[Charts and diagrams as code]
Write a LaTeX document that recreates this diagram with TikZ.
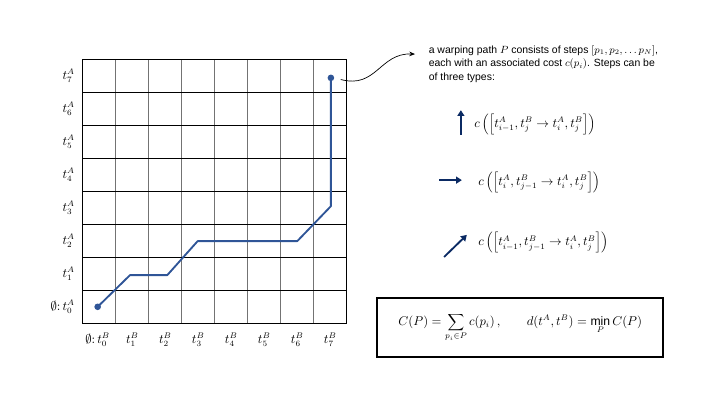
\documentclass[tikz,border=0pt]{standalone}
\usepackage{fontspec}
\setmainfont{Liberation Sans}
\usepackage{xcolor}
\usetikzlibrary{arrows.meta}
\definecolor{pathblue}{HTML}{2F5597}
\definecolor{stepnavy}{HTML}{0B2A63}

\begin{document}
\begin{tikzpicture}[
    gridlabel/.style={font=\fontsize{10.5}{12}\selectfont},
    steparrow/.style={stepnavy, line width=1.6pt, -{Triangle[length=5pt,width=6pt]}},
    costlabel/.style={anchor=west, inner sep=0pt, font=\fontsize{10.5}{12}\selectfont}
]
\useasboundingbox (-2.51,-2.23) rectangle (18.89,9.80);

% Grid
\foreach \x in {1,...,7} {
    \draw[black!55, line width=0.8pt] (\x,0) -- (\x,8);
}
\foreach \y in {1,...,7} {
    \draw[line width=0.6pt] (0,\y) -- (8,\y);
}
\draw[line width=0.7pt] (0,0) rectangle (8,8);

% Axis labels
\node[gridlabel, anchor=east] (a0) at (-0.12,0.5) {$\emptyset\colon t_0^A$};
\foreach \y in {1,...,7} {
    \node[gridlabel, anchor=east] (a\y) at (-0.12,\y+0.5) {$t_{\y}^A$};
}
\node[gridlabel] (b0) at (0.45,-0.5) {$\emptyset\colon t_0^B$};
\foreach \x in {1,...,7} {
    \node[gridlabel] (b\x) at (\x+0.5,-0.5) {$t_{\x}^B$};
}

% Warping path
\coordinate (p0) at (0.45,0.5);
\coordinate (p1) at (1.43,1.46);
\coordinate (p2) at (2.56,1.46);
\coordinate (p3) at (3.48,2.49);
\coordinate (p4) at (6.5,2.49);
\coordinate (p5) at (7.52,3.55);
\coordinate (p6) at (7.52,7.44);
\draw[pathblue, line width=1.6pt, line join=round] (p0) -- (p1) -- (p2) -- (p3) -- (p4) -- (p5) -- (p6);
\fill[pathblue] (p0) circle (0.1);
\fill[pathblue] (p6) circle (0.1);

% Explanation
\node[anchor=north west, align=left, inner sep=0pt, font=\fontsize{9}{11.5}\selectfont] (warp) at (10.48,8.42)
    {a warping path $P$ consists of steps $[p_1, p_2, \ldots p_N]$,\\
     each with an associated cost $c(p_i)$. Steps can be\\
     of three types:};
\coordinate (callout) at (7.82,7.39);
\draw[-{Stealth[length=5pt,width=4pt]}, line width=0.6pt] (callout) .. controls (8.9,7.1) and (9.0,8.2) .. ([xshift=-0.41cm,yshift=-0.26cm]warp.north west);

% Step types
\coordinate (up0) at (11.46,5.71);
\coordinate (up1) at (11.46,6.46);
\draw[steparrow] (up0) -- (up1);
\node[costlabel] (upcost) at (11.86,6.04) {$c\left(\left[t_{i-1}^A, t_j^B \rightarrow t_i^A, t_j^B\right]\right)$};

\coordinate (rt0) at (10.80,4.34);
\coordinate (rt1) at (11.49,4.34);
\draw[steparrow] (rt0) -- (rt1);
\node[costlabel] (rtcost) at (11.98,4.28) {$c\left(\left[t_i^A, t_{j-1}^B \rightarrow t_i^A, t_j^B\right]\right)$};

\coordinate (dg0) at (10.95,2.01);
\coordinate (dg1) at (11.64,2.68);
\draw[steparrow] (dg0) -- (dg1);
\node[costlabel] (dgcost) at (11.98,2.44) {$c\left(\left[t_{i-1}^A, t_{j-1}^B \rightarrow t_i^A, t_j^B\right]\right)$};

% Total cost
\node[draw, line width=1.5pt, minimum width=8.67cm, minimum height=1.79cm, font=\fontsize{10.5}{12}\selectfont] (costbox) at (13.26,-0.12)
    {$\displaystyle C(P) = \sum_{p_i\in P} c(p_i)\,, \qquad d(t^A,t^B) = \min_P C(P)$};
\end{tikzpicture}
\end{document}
--
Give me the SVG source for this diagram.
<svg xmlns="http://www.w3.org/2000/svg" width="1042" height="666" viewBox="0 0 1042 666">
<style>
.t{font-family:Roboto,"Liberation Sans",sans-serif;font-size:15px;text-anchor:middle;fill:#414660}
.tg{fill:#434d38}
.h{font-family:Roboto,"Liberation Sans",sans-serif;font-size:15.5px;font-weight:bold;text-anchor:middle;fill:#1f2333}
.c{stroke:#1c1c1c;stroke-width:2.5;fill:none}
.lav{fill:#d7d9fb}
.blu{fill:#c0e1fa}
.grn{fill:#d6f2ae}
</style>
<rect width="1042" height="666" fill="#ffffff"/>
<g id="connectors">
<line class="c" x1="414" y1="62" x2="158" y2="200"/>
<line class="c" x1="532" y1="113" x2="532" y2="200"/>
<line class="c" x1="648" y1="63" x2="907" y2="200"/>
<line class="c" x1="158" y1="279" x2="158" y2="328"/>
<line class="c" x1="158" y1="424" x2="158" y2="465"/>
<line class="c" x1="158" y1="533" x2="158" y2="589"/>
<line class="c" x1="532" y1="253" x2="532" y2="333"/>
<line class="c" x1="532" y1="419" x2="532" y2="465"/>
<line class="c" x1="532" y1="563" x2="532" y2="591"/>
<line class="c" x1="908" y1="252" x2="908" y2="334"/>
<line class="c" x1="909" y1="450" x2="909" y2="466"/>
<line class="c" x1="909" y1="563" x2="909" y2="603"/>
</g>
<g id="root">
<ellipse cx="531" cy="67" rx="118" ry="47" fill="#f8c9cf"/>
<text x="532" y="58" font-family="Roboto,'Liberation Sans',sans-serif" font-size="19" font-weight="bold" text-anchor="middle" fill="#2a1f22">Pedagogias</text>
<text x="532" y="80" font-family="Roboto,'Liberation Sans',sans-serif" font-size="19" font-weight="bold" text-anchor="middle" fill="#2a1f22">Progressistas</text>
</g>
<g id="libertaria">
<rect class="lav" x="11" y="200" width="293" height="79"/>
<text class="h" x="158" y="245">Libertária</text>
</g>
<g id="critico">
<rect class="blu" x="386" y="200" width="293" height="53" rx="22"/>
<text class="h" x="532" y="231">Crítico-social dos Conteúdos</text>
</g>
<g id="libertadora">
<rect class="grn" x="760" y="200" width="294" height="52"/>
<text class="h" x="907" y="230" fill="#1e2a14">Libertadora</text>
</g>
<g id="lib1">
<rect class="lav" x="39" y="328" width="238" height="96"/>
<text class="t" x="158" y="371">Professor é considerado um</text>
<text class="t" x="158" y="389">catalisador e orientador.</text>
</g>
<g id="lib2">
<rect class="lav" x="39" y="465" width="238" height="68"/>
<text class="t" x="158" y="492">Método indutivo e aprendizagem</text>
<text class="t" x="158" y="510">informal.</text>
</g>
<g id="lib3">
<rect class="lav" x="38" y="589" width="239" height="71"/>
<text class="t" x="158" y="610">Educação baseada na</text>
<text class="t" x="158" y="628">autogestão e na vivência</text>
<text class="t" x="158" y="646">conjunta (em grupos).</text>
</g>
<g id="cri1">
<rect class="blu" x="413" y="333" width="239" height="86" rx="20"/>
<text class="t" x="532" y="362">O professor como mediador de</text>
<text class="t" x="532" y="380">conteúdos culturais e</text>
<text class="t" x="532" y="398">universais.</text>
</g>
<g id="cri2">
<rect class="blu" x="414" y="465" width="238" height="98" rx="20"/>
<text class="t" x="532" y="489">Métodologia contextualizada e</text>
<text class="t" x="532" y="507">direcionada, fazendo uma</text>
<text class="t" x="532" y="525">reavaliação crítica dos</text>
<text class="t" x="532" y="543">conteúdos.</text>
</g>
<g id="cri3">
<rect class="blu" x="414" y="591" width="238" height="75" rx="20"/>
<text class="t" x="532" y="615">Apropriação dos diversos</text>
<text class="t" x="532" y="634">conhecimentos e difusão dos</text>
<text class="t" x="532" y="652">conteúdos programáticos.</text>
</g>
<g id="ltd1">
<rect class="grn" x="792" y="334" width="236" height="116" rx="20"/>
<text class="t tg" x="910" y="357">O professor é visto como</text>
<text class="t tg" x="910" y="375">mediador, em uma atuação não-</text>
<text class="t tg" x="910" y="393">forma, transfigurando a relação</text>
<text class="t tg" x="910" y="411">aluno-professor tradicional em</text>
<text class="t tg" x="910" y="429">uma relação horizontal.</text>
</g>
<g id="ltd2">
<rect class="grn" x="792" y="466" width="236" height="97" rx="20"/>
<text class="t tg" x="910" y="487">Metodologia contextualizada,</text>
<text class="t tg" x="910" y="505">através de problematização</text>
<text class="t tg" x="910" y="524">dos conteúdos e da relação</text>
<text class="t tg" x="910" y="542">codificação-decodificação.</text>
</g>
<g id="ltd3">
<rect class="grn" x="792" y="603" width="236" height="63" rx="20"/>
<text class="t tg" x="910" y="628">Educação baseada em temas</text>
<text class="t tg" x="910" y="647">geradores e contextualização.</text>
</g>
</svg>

**EXERCISE AIM**
Go back to the lines above and output, exactly as they stand, the ones from the line containing "Write a LaTeX" to the line containing "(-2.51,-2.23) rectangle (18.89,9.80);". Leave all pictures behind.

**ANSWER FOR THE TASK**
Write a LaTeX document that recreates this diagram with TikZ.
\documentclass[tikz,border=0pt]{standalone}
\usepackage{fontspec}
\setmainfont{Liberation Sans}
\usepackage{xcolor}
\usetikzlibrary{arrows.meta}
\definecolor{pathblue}{HTML}{2F5597}
\definecolor{stepnavy}{HTML}{0B2A63}

\begin{document}
\begin{tikzpicture}[
    gridlabel/.style={font=\fontsize{10.5}{12}\selectfont},
    steparrow/.style={stepnavy, line width=1.6pt, -{Triangle[length=5pt,width=6pt]}},
    costlabel/.style={anchor=west, inner sep=0pt, font=\fontsize{10.5}{12}\selectfont}
]
\useasboundingbox (-2.51,-2.23) rectangle (18.89,9.80);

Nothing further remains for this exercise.